Cars like VW’s ID 3 are proving popular.
Diesel-powered cars have long been the default choice in Europe, but last month that changed as EVs find favor on the Continent.
Change has come to Europe, and more Europeans than ever are ready to go electric. According to data the Financial Times compiled with auto analyst Matthias Schmidt and published earlier this week, electric cars outsold diesel-powered vehicles for the first time in December 2021 in 18 European countries. In Western Europe, car buyers purchased 176,000 new EVs compared to 160,000 diesels. That boils down to a 20% market share for EVs, and less than a 19% share for diesels.
An important distinction here is that this only looks at battery-electric cars. This is not a combined figure for electrified vehicles, which includes hybrids, plug-in hybrids and EVs. Past data showed electrified car sales as a whole overtook diesels back in September 2020.

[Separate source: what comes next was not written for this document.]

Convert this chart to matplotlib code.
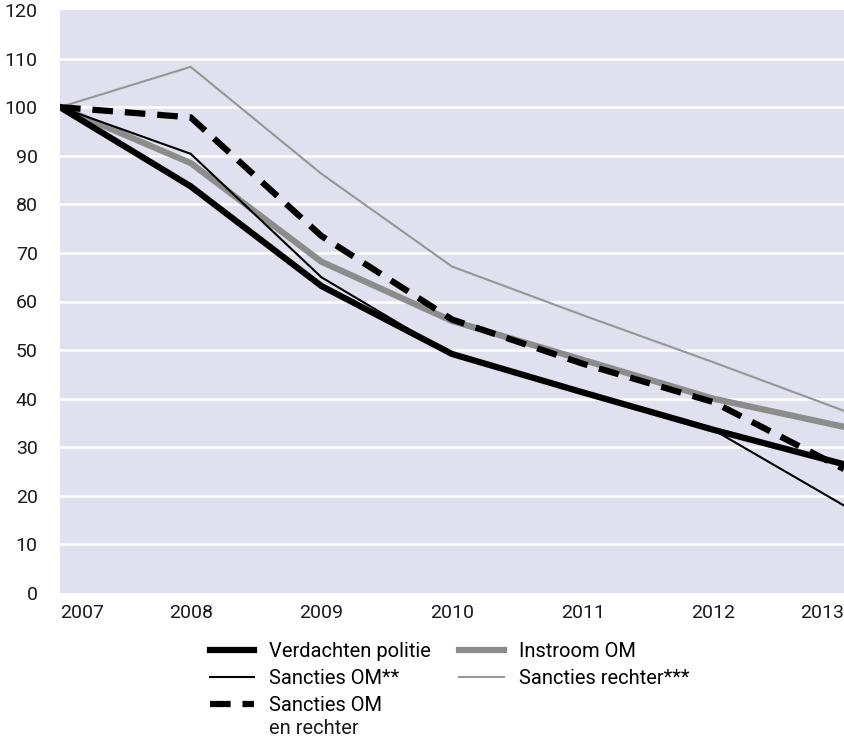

Diesel became the preferred fuel of choice across Europe thanks to decades of subsidies for the fuel. They include a cheaper fuel tax to create artificially cheaper fuel compared to gasoline. However, many European nations have begun to incentivize EV purchases and the European Union ramping up its emissions regulations has expedited the introduction of zero-emissions cars from numerous automakers. Nations across the Atlantic also plan to phase in a ban on new cars powered by the internal-combustion engine as soon as 2030 in some cases.
It’s a different story here in the US, where the car market remains largely focused on gasoline-powered vehicles. The US will implement stricter fuel economy standards and the Biden administration has outlined executive actions to spur EV sales. They include an aspiration for 50% of new vehicles sold to feature a battery-electric powertrain by 2030. California also plans to ban the sale of new cars powered by fossil fuels by 2035.